Re: Shed solar on a budget

#9

Post by nowty »

I guarantee you will be bitten by this renewable bug and before you know it, you'll be fitting batteries, exporting back to the grid, etc, etc. I'd preferably be henley blocking it off the incomer and then you can easily upgrade the small CU for other renewable shenanigans, more PV, battery inverter, EV charger, etc.

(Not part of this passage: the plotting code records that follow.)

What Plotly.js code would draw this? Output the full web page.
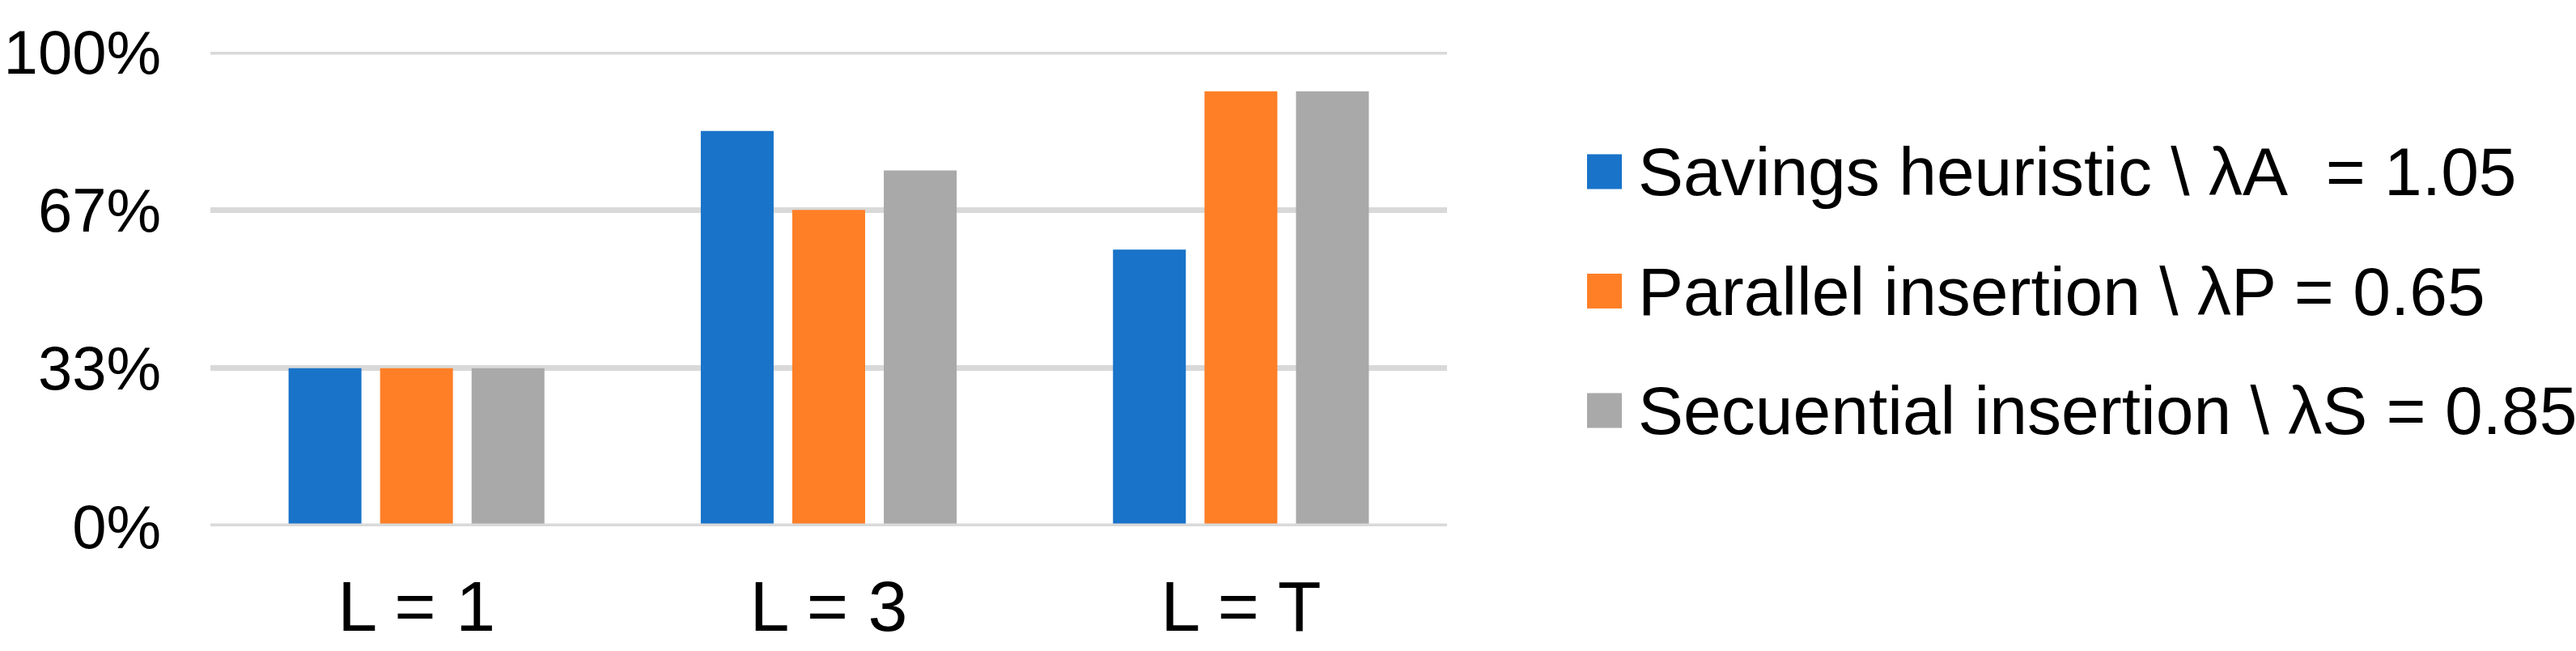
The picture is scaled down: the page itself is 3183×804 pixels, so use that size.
<!DOCTYPE html>
<html><head><meta charset="utf-8">
<script src="https://cdn.plot.ly/plotly-3.0.1.min.js"></script>
<style>html,body{margin:0;padding:0;background:#fff}</style>
</head><body><div id="chart" style="width:3183px;height:804px"></div>
<script>
const categories = ['L = 1', 'L = 3', 'L = T'];
const seriesNames = ['Savings heuristic \\ \u03bbA\u00a0 = 1.05', 'Parallel insertion \\ \u03bbP = 0.65', 'Secuential insertion \\ \u03bbS = 0.85'];
const savings = [0.3333, 0.8333, 0.5833];
const parallel = [0.3333, 0.6667, 0.9167];
const secuential = [0.3333, 0.75, 0.9167];
const yTickVals = [0, 1/3, 2/3, 1];
const yTickText = ['0%', '33%', '67%', '100%'];
const colors = ['#1873C9', '#FF7F27', '#A9A9A9'];

const W = 3183, H = 804;
const PL = 260, PR = 1788, PT = 64, PB = 650;
const pw = PR - PL, ph = PB - PT;
const px = x => (x - PL) / pw;
const py = y => (PB - y) / ph;
const FONT = 'Liberation Sans, Arial, sans-serif';

const values = [savings, parallel, secuential];
const traces = values.map((v, i) => ({
  type: 'bar', x: categories, y: v, name: seriesNames[i],
  marker: {color: colors[i]}, showlegend: false, hoverinfo: 'skip'
}));

const shapes = [{
  type: 'line', xref: 'paper', yref: 'y', x0: 0, x1: 1, y0: 0, y1: 0,
  line: {color: '#D9D9D9', width: 7}, layer: 'above'
}, {
  type: 'line', xref: 'paper', yref: 'y', x0: 0, x1: 1, y0: 1, y1: 1,
  line: {color: '#D9D9D9', width: 7}, layer: 'below'
}];
const annotations = [];
const rowY = [212, 359.5, 507];
seriesNames.forEach((n, i) => {
  shapes.push({type: 'rect', xref: 'paper', yref: 'paper',
    x0: px(1961), x1: px(2004), y0: py(rowY[i] + 21.5), y1: py(rowY[i] - 21.5),
    fillcolor: colors[i], line: {width: 0}, layer: 'above'});
  annotations.push({xref: 'paper', yref: 'paper', x: px(2022), y: py(rowY[i]),
    xanchor: 'left', yanchor: 'middle', showarrow: false, text: n,
    font: {family: FONT, size: 84, color: '#000'}});
});

const layout = {
  width: W, height: H,
  margin: {l: PL, r: W - PR, t: PT, b: H - PB, pad: 0},
  paper_bgcolor: '#fff', plot_bgcolor: '#fff',
  font: {family: FONT, color: '#000'},
  showlegend: false,
  barmode: 'group', bargap: 0.334, bargroupgap: 0.204,
  xaxis: {type: 'category', showgrid: false, zeroline: false, showline: false,
    ticks: '', tickfont: {family: FONT, size: 88, color: '#000'}, ticklabelstandoff: 40,
    fixedrange: true},
  yaxis: {range: [0, 1], tickvals: yTickVals, ticktext: yTickText, showgrid: true,
    gridcolor: '#D9D9D9', gridwidth: 7, zeroline: false, showline: false, ticks: '',
    tickfont: {family: FONT, size: 76, color: '#000'}, ticklabelstandoff: 60,
    fixedrange: true},
  shapes: shapes, annotations: annotations
};
Plotly.newPlot('chart', traces, layout, {staticPlot: true, displayModeBar: false});
</script></body></html>
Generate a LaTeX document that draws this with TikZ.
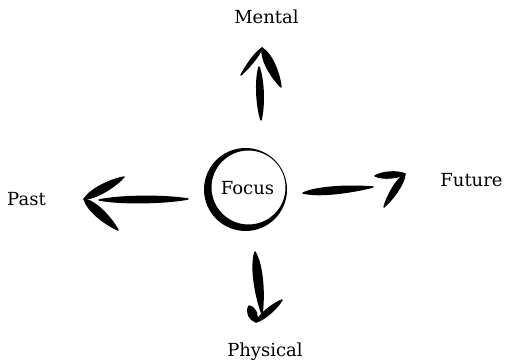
\documentclass[tikz,border=0pt]{standalone}
\usepackage{fontspec}
\setmainfont{DejaVu Serif}
\usetikzlibrary{calc}
% brush stroke from #1 to #2, half-widths (control offsets) #3 near #1 and #4 near #2
\newcommand\brushstroke[4]{%
  \filldraw[line width=1.4pt,line join=round] (#1) .. controls ($(#1)!0.25!(#2)!#3!90:(#2)$) and ($(#1)!0.75!(#2)!#4!90:(#2)$) .. (#2)
             .. controls ($(#1)!0.75!(#2)!#4!-90:(#2)$) and ($(#1)!0.25!(#2)!#3!-90:(#2)$) .. (#1) -- cycle;}
\begin{document}
\begin{tikzpicture}[x=1pt,y=-1pt,
  lbl/.style={anchor=base,inner sep=0pt,font=\fontsize{18}{22}\selectfont}]
\useasboundingbox (0,0) rectangle (505,363);
% labels
\node[lbl] (mental) at (266.5,24) {Mental};
\node[lbl] (physical) at (265,356) {Physical};
\node[lbl] (past) at (26.5,205) {Past};
\node[lbl] (future) at (471.5,186) {Future};
\node[lbl] (focus) at (247.5,195) {Focus};
% brush circle
\fill[even odd rule] (245.5,189.5) circle[radius=41.5pt] (248.5,187.5) circle[radius=37pt];
% up arrow
\coordinate (u1) at (259,67); \coordinate (u2) at (261,120);
\coordinate (uh1) at (241,75); \coordinate (ua) at (262,48); \coordinate (uh2) at (281,87);
\brushstroke{u1}{u2}{4.5pt}{4pt}
\brushstroke{uh1}{ua}{1.5pt}{3pt}
\brushstroke{ua}{uh2}{7pt}{4pt}
% down arrow
\coordinate (d1) at (255,252); \coordinate (d2) at (262,314);
\coordinate (dh1) at (249,306); \coordinate (da) at (256,322); \coordinate (dh2) at (282,300);
\brushstroke{d1}{d2}{7pt}{4pt}
\brushstroke{dh1}{da}{6pt}{5pt}
\brushstroke{da}{dh2}{4pt}{3pt}
% left arrow
\coordinate (l1) at (99,200); \coordinate (l2) at (188,199);
\coordinate (lh1) at (124,177); \coordinate (la) at (84,199); \coordinate (lh2) at (118,230);
\brushstroke{l1}{l2}{4.5pt}{4pt}
\brushstroke{lh1}{la}{4pt}{6pt}
\brushstroke{la}{lh2}{7pt}{4pt}
% right arrow
\coordinate (r1) at (303,193); \coordinate (r2) at (373,187);
\coordinate (rh1) at (375,176); \coordinate (ra) at (405,174); \coordinate (rh2) at (384,207);
\brushstroke{r1}{r2}{6pt}{3pt}
\brushstroke{rh1}{ra}{4pt}{4pt}
\brushstroke{ra}{rh2}{5pt}{3pt}
\end{tikzpicture}
\end{document}
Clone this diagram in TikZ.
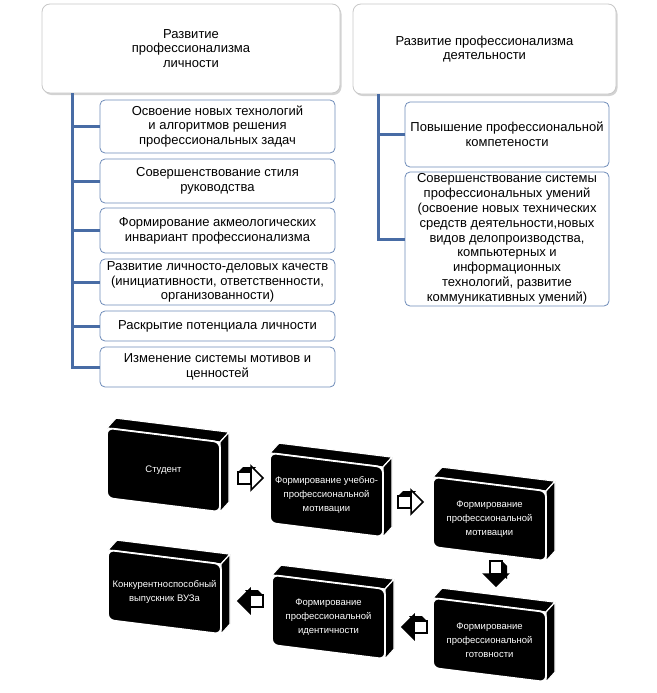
\documentclass[tikz,border=0pt]{standalone}
\usepackage{fontspec}
\setmainfont{Liberation Sans}
\usetikzlibrary{shadows}
\definecolor{trunk}{RGB}{72,108,165}
\definecolor{cbord}{RGB}{110,140,185}
\definecolor{hbord}{RGB}{200,200,200}
\tikzset{
  hdr/.style={draw=hbord, fill=white, rounded corners=8pt, line width=0.8pt,
    drop shadow={shadow xshift=1.5pt, shadow yshift=-2pt, opacity=0.35, fill=gray},
    align=center, inner sep=0pt, font=\fontsize{13}{14.8}\selectfont},
  child/.style={draw=cbord, fill=white, rounded corners=5pt, line width=0.8pt,
    align=center, inner sep=0pt, font=\fontsize{13}{14.8}\selectfont},
  conn/.style={draw=trunk, line width=3pt},
  cubetxt/.style={text=white, align=center, font=\fontsize{9.5}{14}\selectfont, inner sep=0pt},
  cubeface/.style={fill=black, draw=white, line width=1.2pt, line join=round},
  cubefront/.style={fill=black, draw=white, line width=1.8pt, rounded corners=6pt},
  arrline/.style={draw=black, line width=1.5pt, line join=miter},
}
\newcommand{\cubebox}[4]{%
  \begin{scope}[shift={(#2,#3)}, yslant=-0.124]
    \path[cubeface] (0,0) -- (9,-11) -- (122,-11) -- (113,0) -- cycle;
    \path[cubeface] (113,0) -- (122,-11) -- (122,59) -- (113,70) -- cycle;
    \path[cubefront] (0,0) rectangle (113,70);
    \node[cubetxt] (#1) at (56.5,35) {#4};
  \end{scope}}
\newcommand{\blockarrow}[5]{%
  \begin{scope}[shift={(#2,#3)}, #4]
    \coordinate (#1) at (0,0);
    \path[fill=black] (-12,-6) -- (-7,-11) -- (6,-11) -- (1,-6) -- cycle;
    \path[fill=white, arrline] (-12,-6) rectangle (1,6);
    \path[fill=#5, arrline] (1,-12) -- (13,0) -- (1,12) -- cycle;
  \end{scope}}
\begin{document}
\begin{tikzpicture}[x=1pt, y=-1pt]
\useasboundingbox (0,0) rectangle (656,693);
% headers
\node[hdr, minimum width=298pt, minimum height=89pt] (hL) at (191,48.5) {Развитие\\профессионализма\\личности};
\node[hdr, minimum width=263pt, minimum height=90pt] (hR) at (484.5,49) {Развитие профессионализма\\деятельности};
% left children
\node[child, minimum width=235pt, minimum height=53pt] (c1) at (217.5,126.5) {Освоение новых технологий\\и алгоритмов решения\\профессиональных задач};
\node[child, minimum width=235pt, minimum height=44pt] (c2) at (217.5,181) {Совершенствование стиля\\руководства};
\node[child, minimum width=235pt, minimum height=45pt] (c3) at (217.5,230.5) {Формирование акмеологических\\инвариант профессионализма};
\node[child, minimum width=235pt, minimum height=46pt] (c4) at (217.5,282) {Развитие личносто-деловых качеств\\(инициативности, ответственности,\\организованности)};
\node[child, minimum width=235pt, minimum height=30pt] (c5) at (217.5,326) {Раскрытие потенциала личности};
\node[child, minimum width=235pt, minimum height=40pt] (c6) at (217.5,367) {Изменение системы мотивов и\\ценностей};
% right children
\node[child, minimum width=204pt, minimum height=65pt] (r1) at (507,134.5) {Повышение профессиональной\\компетености};
\node[child, minimum width=204pt, minimum height=134pt] (r2) at (507,239) {Совершенствование системы\\профессиональных умений\\(освоение новых технических\\средств деятельности,новых\\видов делопроизводства,\\компьютерных и\\информационных\\технологий, развитие\\коммуникативных умений)};
% connectors
\coordinate (lt) at (72,0);
\coordinate (rt) at (378,0);
\draw[conn] (hL.south -| lt) |- (c6.west);
\foreach \c in {c1,c2,c3,c4,c5} \draw[conn] (lt |- \c.west) -- (\c.west);
\draw[conn] (hR.south -| rt) |- (r2.west);
\draw[conn] (rt |- r1.west) -- (r1.west);
% 3D boxes
\cubebox{b1}{107}{428}{Студент}
\cubebox{b2}{270}{453}{Формирование учебно-\\профессиональной\\мотивации}
\cubebox{b3}{433}{477}{Формирование\\профессиональной\\мотивации}
\cubebox{b4}{433}{598}{Формирование\\профессиональной\\готовности}
\cubebox{b5}{272}{575}{Формирование\\профессиональной\\идентичности}
\cubebox{b6}{108}{550}{Конкурентноспособный\\выпускник ВУЗа}
% block arrows
\blockarrow{a1}{250}{478}{rotate=0}{white}
\blockarrow{a2}{410}{502}{rotate=0}{white}
\blockarrow{a3}{496}{573}{rotate=-90}{black}
\blockarrow{a4}{415}{627}{xscale=-1}{black}
\blockarrow{a5}{251}{601}{xscale=-1}{black}
\end{tikzpicture}
\end{document}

I get you on your second idea, as that appears to mitigate the main problem and allow the new local MCB to the immersion to trip without seeing reverse power flow from the inverter sub circuit. Not sure how it measures up on the leccy regs though.
15.2kW PV > 100MWh generated
Ripple 6.6kW Wind + 4.5kW PV > 19MWh generated
5 Other RE Coop's
105kWh EV storage
60kWh Home battery storage
40kWh Thermal storage
GSHP + A2A HP's
Rain water use > 490 m3
drjim
Posts: 30
Joined: Fri Apr 07, 2023 2:19 pm

Re: Shed solar on a budget

#10

Post by drjim »

I'm going to speak to my sparky tomorrow, I think henley and a new consumer unit is the plan. Just trying to work out what the best route to get a cable out there is so we can get the right cable sorted before he comes.

I reckon it'll be a medium size CU rather than small!